• TASK INSTRUCTIONS: Print all of the data exactly.

• AVAILABLE DATA:
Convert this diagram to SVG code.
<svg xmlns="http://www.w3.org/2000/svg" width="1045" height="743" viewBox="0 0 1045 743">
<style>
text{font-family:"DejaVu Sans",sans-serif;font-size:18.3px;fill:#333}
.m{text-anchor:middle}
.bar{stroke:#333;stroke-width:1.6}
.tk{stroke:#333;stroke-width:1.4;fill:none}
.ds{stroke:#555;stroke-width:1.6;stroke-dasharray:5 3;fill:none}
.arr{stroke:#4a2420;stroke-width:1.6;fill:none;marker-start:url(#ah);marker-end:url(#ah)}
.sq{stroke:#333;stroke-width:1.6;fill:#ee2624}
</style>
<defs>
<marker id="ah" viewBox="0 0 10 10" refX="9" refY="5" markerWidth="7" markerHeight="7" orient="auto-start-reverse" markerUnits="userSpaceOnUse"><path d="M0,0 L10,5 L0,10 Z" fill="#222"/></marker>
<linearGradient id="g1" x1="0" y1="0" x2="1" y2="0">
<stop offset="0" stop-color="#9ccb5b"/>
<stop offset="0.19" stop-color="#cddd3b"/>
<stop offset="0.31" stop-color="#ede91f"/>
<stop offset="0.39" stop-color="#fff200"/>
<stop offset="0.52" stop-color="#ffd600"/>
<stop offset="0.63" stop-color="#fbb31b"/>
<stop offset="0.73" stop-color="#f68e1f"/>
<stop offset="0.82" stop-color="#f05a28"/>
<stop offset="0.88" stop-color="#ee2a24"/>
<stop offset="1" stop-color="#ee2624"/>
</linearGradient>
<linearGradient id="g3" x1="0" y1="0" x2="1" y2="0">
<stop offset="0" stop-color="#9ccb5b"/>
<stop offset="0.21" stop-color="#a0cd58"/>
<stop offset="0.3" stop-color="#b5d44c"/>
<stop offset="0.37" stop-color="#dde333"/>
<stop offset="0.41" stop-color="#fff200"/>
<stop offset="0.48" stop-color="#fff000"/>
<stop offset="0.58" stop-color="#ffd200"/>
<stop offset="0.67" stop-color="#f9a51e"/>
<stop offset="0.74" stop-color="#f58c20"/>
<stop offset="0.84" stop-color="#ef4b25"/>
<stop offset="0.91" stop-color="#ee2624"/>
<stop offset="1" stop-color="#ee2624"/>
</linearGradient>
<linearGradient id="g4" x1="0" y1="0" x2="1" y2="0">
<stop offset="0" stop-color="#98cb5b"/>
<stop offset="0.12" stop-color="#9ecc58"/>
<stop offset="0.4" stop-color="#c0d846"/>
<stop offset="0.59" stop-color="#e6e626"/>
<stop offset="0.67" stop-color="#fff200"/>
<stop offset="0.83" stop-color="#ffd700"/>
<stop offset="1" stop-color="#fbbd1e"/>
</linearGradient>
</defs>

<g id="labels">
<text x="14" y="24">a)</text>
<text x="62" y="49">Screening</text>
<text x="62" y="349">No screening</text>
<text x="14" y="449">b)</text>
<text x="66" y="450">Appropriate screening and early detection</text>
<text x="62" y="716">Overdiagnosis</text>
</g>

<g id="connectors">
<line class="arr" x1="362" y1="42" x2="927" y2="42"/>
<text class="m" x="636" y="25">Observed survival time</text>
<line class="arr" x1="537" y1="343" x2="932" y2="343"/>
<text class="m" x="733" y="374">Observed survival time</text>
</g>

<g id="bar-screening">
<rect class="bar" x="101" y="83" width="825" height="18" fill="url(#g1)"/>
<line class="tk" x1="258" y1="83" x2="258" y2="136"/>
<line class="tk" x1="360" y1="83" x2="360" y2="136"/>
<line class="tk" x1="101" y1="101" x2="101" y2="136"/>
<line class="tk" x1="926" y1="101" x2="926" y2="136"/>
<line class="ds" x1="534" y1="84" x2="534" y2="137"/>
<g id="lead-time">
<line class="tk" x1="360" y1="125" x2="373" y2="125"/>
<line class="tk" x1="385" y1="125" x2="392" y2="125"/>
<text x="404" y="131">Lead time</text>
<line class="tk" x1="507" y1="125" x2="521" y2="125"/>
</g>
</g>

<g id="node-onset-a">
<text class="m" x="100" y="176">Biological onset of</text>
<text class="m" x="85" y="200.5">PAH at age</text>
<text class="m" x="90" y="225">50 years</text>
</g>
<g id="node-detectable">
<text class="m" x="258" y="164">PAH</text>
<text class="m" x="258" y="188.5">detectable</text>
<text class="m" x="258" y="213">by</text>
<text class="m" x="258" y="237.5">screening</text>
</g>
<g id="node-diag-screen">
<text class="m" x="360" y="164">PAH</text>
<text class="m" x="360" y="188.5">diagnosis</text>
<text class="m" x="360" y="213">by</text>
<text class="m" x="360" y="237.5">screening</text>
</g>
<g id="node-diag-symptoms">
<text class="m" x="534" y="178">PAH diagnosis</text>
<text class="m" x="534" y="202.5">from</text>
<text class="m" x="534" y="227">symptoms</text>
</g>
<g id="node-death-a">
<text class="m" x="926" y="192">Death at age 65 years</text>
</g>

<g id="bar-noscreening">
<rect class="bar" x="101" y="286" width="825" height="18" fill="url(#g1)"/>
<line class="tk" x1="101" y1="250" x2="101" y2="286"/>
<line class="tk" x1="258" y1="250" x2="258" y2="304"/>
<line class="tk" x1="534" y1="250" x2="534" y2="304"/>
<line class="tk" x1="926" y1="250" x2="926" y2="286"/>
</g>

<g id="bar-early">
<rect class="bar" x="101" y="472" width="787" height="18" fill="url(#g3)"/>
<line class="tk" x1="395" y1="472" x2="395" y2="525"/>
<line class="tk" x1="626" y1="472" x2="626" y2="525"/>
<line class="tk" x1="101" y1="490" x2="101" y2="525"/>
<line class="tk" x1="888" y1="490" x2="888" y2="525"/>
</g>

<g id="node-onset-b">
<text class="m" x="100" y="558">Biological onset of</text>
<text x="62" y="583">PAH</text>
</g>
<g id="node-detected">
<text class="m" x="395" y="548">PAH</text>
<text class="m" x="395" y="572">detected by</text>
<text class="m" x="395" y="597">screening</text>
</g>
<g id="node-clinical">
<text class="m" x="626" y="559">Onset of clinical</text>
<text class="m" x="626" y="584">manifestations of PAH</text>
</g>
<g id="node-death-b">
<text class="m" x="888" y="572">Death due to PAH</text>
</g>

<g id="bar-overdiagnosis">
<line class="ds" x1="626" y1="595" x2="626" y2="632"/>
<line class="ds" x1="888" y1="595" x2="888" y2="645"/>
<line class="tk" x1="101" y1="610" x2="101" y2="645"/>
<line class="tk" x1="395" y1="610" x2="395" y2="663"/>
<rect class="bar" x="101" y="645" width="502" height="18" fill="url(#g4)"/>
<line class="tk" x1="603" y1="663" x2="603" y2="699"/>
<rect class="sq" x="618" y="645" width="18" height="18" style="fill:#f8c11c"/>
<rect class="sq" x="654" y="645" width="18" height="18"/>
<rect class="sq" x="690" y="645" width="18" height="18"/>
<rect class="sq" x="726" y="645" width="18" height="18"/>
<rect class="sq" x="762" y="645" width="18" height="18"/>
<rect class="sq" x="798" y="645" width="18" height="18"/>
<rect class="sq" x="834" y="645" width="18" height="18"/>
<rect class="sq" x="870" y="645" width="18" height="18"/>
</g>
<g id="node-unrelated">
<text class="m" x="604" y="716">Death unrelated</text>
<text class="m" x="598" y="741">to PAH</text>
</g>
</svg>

• OUTPUT OF THE TASK:
Convert this diagram to SVG code.
<svg xmlns="http://www.w3.org/2000/svg" width="1045" height="743" viewBox="0 0 1045 743">
<style>
text{font-family:"DejaVu Sans",sans-serif;font-size:18.3px;fill:#333}
.m{text-anchor:middle}
.bar{stroke:#333;stroke-width:1.6}
.tk{stroke:#333;stroke-width:1.4;fill:none}
.ds{stroke:#555;stroke-width:1.6;stroke-dasharray:5 3;fill:none}
.arr{stroke:#4a2420;stroke-width:1.6;fill:none;marker-start:url(#ah);marker-end:url(#ah)}
.sq{stroke:#333;stroke-width:1.6;fill:#ee2624}
</style>
<defs>
<marker id="ah" viewBox="0 0 10 10" refX="9" refY="5" markerWidth="7" markerHeight="7" orient="auto-start-reverse" markerUnits="userSpaceOnUse"><path d="M0,0 L10,5 L0,10 Z" fill="#222"/></marker>
<linearGradient id="g1" x1="0" y1="0" x2="1" y2="0">
<stop offset="0" stop-color="#9ccb5b"/>
<stop offset="0.19" stop-color="#cddd3b"/>
<stop offset="0.31" stop-color="#ede91f"/>
<stop offset="0.39" stop-color="#fff200"/>
<stop offset="0.52" stop-color="#ffd600"/>
<stop offset="0.63" stop-color="#fbb31b"/>
<stop offset="0.73" stop-color="#f68e1f"/>
<stop offset="0.82" stop-color="#f05a28"/>
<stop offset="0.88" stop-color="#ee2a24"/>
<stop offset="1" stop-color="#ee2624"/>
</linearGradient>
<linearGradient id="g3" x1="0" y1="0" x2="1" y2="0">
<stop offset="0" stop-color="#9ccb5b"/>
<stop offset="0.21" stop-color="#a0cd58"/>
<stop offset="0.3" stop-color="#b5d44c"/>
<stop offset="0.37" stop-color="#dde333"/>
<stop offset="0.41" stop-color="#fff200"/>
<stop offset="0.48" stop-color="#fff000"/>
<stop offset="0.58" stop-color="#ffd200"/>
<stop offset="0.67" stop-color="#f9a51e"/>
<stop offset="0.74" stop-color="#f58c20"/>
<stop offset="0.84" stop-color="#ef4b25"/>
<stop offset="0.91" stop-color="#ee2624"/>
<stop offset="1" stop-color="#ee2624"/>
</linearGradient>
<linearGradient id="g4" x1="0" y1="0" x2="1" y2="0">
<stop offset="0" stop-color="#98cb5b"/>
<stop offset="0.12" stop-color="#9ecc58"/>
<stop offset="0.4" stop-color="#c0d846"/>
<stop offset="0.59" stop-color="#e6e626"/>
<stop offset="0.67" stop-color="#fff200"/>
<stop offset="0.83" stop-color="#ffd700"/>
<stop offset="1" stop-color="#fbbd1e"/>
</linearGradient>
</defs>

<g id="labels">
<text x="14" y="24">a)</text>
<text x="62" y="49">Screening</text>
<text x="62" y="349">No screening</text>
<text x="14" y="449">b)</text>
<text x="66" y="450">Appropriate screening and early detection</text>
<text x="62" y="716">Overdiagnosis</text>
</g>

<g id="connectors">
<line class="arr" x1="362" y1="42" x2="927" y2="42"/>
<text class="m" x="636" y="25">Observed survival time</text>
<line class="arr" x1="537" y1="343" x2="932" y2="343"/>
<text class="m" x="733" y="374">Observed survival time</text>
</g>

<g id="bar-screening">
<rect class="bar" x="101" y="83" width="825" height="18" fill="url(#g1)"/>
<line class="tk" x1="258" y1="83" x2="258" y2="136"/>
<line class="tk" x1="360" y1="83" x2="360" y2="136"/>
<line class="tk" x1="101" y1="101" x2="101" y2="136"/>
<line class="tk" x1="926" y1="101" x2="926" y2="136"/>
<line class="ds" x1="534" y1="84" x2="534" y2="137"/>
<g id="lead-time">
<line class="tk" x1="360" y1="125" x2="373" y2="125"/>
<line class="tk" x1="385" y1="125" x2="392" y2="125"/>
<text x="404" y="131">Lead time</text>
<line class="tk" x1="507" y1="125" x2="521" y2="125"/>
</g>
</g>

<g id="node-onset-a">
<text class="m" x="100" y="176">Biological onset of</text>
<text class="m" x="85" y="200.5">PAH at age</text>
<text class="m" x="90" y="225">50 years</text>
</g>
<g id="node-detectable">
<text class="m" x="258" y="164">PAH</text>
<text class="m" x="258" y="188.5">detectable</text>
<text class="m" x="258" y="213">by</text>
<text class="m" x="258" y="237.5">screening</text>
</g>
<g id="node-diag-screen">
<text class="m" x="360" y="164">PAH</text>
<text class="m" x="360" y="188.5">diagnosis</text>
<text class="m" x="360" y="213">by</text>
<text class="m" x="360" y="237.5">screening</text>
</g>
<g id="node-diag-symptoms">
<text class="m" x="534" y="178">PAH diagnosis</text>
<text class="m" x="534" y="202.5">from</text>
<text class="m" x="534" y="227">symptoms</text>
</g>
<g id="node-death-a">
<text class="m" x="926" y="192">Death at age 65 years</text>
</g>

<g id="bar-noscreening">
<rect class="bar" x="101" y="286" width="825" height="18" fill="url(#g1)"/>
<line class="tk" x1="101" y1="250" x2="101" y2="286"/>
<line class="tk" x1="258" y1="250" x2="258" y2="304"/>
<line class="tk" x1="534" y1="250" x2="534" y2="304"/>
<line class="tk" x1="926" y1="250" x2="926" y2="286"/>
</g>

<g id="bar-early">
<rect class="bar" x="101" y="472" width="787" height="18" fill="url(#g3)"/>
<line class="tk" x1="395" y1="472" x2="395" y2="525"/>
<line class="tk" x1="626" y1="472" x2="626" y2="525"/>
<line class="tk" x1="101" y1="490" x2="101" y2="525"/>
<line class="tk" x1="888" y1="490" x2="888" y2="525"/>
</g>

<g id="node-onset-b">
<text class="m" x="100" y="558">Biological onset of</text>
<text x="62" y="583">PAH</text>
</g>
<g id="node-detected">
<text class="m" x="395" y="548">PAH</text>
<text class="m" x="395" y="572">detected by</text>
<text class="m" x="395" y="597">screening</text>
</g>
<g id="node-clinical">
<text class="m" x="626" y="559">Onset of clinical</text>
<text class="m" x="626" y="584">manifestations of PAH</text>
</g>
<g id="node-death-b">
<text class="m" x="888" y="572">Death due to PAH</text>
</g>

<g id="bar-overdiagnosis">
<line class="ds" x1="626" y1="595" x2="626" y2="632"/>
<line class="ds" x1="888" y1="595" x2="888" y2="645"/>
<line class="tk" x1="101" y1="610" x2="101" y2="645"/>
<line class="tk" x1="395" y1="610" x2="395" y2="663"/>
<rect class="bar" x="101" y="645" width="502" height="18" fill="url(#g4)"/>
<line class="tk" x1="603" y1="663" x2="603" y2="699"/>
<rect class="sq" x="618" y="645" width="18" height="18" style="fill:#f8c11c"/>
<rect class="sq" x="654" y="645" width="18" height="18"/>
<rect class="sq" x="690" y="645" width="18" height="18"/>
<rect class="sq" x="726" y="645" width="18" height="18"/>
<rect class="sq" x="762" y="645" width="18" height="18"/>
<rect class="sq" x="798" y="645" width="18" height="18"/>
<rect class="sq" x="834" y="645" width="18" height="18"/>
<rect class="sq" x="870" y="645" width="18" height="18"/>
</g>
<g id="node-unrelated">
<text class="m" x="604" y="716">Death unrelated</text>
<text class="m" x="598" y="741">to PAH</text>
</g>
</svg>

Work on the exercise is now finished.